- [Exercise instructions] Leave out the pictures; transcribe all else exactly.

====== Source records

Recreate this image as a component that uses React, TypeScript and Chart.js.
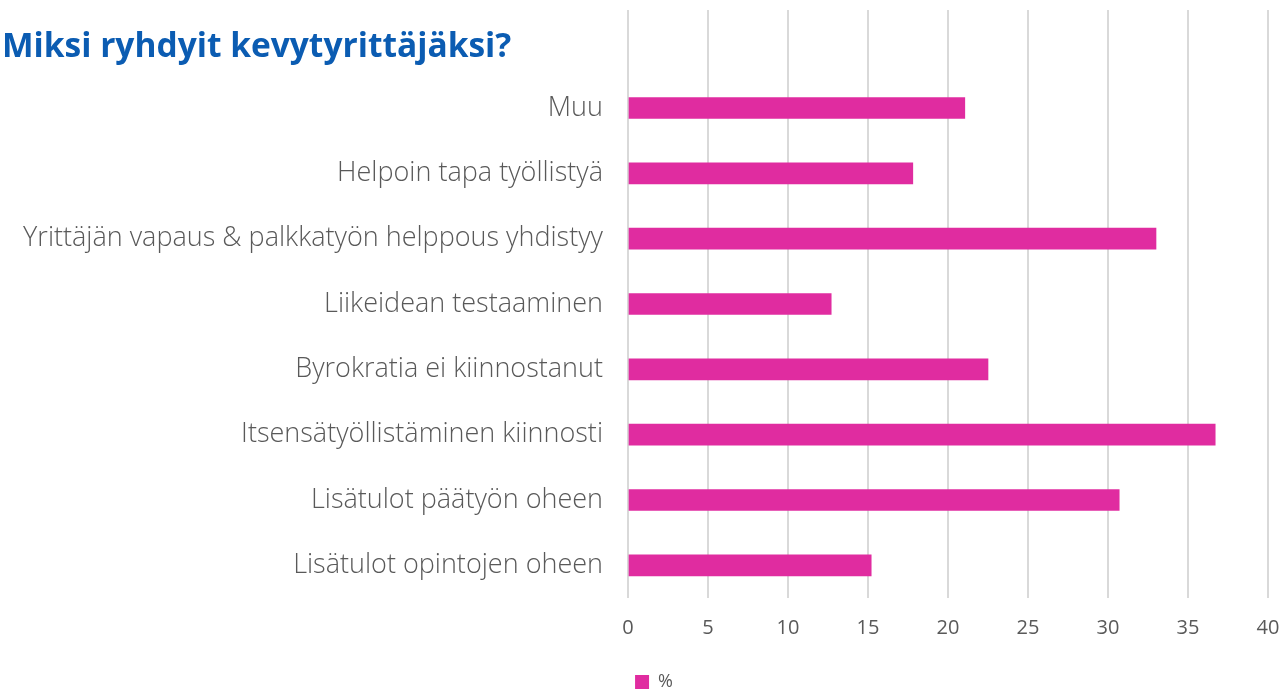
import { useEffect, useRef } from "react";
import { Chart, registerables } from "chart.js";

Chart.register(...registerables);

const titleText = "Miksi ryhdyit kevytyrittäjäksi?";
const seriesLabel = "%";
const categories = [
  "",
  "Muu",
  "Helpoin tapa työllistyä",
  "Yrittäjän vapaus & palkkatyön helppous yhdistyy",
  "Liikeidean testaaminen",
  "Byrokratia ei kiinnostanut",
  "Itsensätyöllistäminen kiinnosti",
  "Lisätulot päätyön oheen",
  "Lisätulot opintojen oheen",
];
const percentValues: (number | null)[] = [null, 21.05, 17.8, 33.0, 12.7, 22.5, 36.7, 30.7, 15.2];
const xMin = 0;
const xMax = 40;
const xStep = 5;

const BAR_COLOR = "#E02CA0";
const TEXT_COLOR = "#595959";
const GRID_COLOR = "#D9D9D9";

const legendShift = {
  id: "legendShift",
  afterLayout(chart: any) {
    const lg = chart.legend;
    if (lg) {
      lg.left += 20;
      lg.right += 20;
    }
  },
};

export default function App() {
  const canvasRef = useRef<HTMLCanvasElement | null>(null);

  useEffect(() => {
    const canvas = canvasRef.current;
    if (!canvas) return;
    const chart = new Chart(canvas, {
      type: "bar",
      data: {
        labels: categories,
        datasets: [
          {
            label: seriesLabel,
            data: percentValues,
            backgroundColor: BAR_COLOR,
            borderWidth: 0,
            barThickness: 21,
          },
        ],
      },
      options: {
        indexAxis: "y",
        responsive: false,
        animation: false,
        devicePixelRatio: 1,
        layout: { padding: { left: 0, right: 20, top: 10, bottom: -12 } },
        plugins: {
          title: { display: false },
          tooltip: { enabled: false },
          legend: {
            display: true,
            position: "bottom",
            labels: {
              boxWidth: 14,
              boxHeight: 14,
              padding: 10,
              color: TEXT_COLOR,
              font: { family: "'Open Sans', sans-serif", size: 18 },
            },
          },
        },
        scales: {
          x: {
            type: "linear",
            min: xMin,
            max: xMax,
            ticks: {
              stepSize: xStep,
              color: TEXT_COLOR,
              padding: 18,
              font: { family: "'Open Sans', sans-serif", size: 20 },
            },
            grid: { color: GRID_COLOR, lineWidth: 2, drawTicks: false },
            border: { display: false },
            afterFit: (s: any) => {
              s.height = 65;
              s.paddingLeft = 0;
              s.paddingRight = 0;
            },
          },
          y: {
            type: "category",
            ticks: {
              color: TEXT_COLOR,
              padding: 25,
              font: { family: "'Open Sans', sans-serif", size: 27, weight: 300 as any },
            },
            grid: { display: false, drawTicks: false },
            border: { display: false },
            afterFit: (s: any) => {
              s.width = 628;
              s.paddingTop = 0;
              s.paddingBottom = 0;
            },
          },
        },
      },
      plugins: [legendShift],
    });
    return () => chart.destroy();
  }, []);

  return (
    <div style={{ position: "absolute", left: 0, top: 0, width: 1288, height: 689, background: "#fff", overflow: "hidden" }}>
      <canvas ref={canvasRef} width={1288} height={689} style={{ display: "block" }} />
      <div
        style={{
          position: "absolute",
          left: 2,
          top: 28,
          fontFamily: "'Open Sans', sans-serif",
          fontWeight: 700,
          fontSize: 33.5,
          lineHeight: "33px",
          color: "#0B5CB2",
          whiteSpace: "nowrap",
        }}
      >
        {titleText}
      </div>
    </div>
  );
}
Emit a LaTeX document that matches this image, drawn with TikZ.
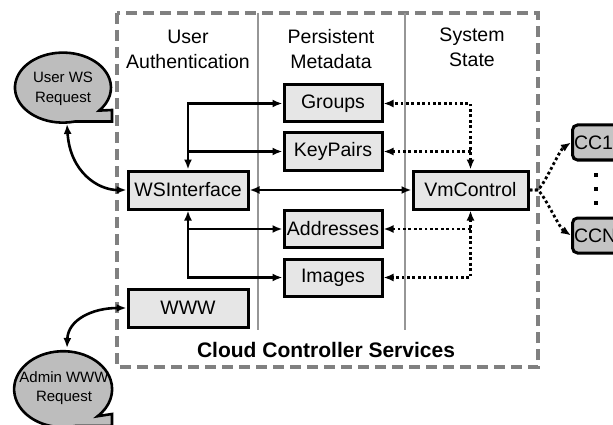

============

- [In response]
Recreate this image as a component that uses React, TypeScript and Chart.js.
import { useEffect, useRef } from "react";
import { Chart, registerables } from "chart.js";

Chart.register(...registerables);

const titleText = "Miksi ryhdyit kevytyrittäjäksi?";
const seriesLabel = "%";
const categories = [
  "",
  "Muu",
  "Helpoin tapa työllistyä",
  "Yrittäjän vapaus & palkkatyön helppous yhdistyy",
  "Liikeidean testaaminen",
  "Byrokratia ei kiinnostanut",
  "Itsensätyöllistäminen kiinnosti",
  "Lisätulot päätyön oheen",
  "Lisätulot opintojen oheen",
];
const percentValues: (number | null)[] = [null, 21.05, 17.8, 33.0, 12.7, 22.5, 36.7, 30.7, 15.2];
const xMin = 0;
const xMax = 40;
const xStep = 5;

const BAR_COLOR = "#E02CA0";
const TEXT_COLOR = "#595959";
const GRID_COLOR = "#D9D9D9";

const legendShift = {
  id: "legendShift",
  afterLayout(chart: any) {
    const lg = chart.legend;
    if (lg) {
      lg.left += 20;
      lg.right += 20;
    }
  },
};

export default function App() {
  const canvasRef = useRef<HTMLCanvasElement | null>(null);

  useEffect(() => {
    const canvas = canvasRef.current;
    if (!canvas) return;
    const chart = new Chart(canvas, {
      type: "bar",
      data: {
        labels: categories,
        datasets: [
          {
            label: seriesLabel,
            data: percentValues,
            backgroundColor: BAR_COLOR,
            borderWidth: 0,
            barThickness: 21,
          },
        ],
      },
      options: {
        indexAxis: "y",
        responsive: false,
        animation: false,
        devicePixelRatio: 1,
        layout: { padding: { left: 0, right: 20, top: 10, bottom: -12 } },
        plugins: {
          title: { display: false },
          tooltip: { enabled: false },
          legend: {
            display: true,
            position: "bottom",
            labels: {
              boxWidth: 14,
              boxHeight: 14,
              padding: 10,
              color: TEXT_COLOR,
              font: { family: "'Open Sans', sans-serif", size: 18 },
            },
          },
        },
        scales: {
          x: {
            type: "linear",
            min: xMin,
            max: xMax,
            ticks: {
              stepSize: xStep,
              color: TEXT_COLOR,
              padding: 18,
              font: { family: "'Open Sans', sans-serif", size: 20 },
            },
            grid: { color: GRID_COLOR, lineWidth: 2, drawTicks: false },
            border: { display: false },
            afterFit: (s: any) => {
              s.height = 65;
              s.paddingLeft = 0;
              s.paddingRight = 0;
            },
          },
          y: {
            type: "category",
            ticks: {
              color: TEXT_COLOR,
              padding: 25,
              font: { family: "'Open Sans', sans-serif", size: 27, weight: 300 as any },
            },
            grid: { display: false, drawTicks: false },
            border: { display: false },
            afterFit: (s: any) => {
              s.width = 628;
              s.paddingTop = 0;
              s.paddingBottom = 0;
            },
          },
        },
      },
      plugins: [legendShift],
    });
    return () => chart.destroy();
  }, []);

  return (
    <div style={{ position: "absolute", left: 0, top: 0, width: 1288, height: 689, background: "#fff", overflow: "hidden" }}>
      <canvas ref={canvasRef} width={1288} height={689} style={{ display: "block" }} />
      <div
        style={{
          position: "absolute",
          left: 2,
          top: 28,
          fontFamily: "'Open Sans', sans-serif",
          fontWeight: 700,
          fontSize: 33.5,
          lineHeight: "33px",
          color: "#0B5CB2",
          whiteSpace: "nowrap",
        }}
      >
        {titleText}
      </div>
    </div>
  );
}
Emit a LaTeX document that matches this image, drawn with TikZ.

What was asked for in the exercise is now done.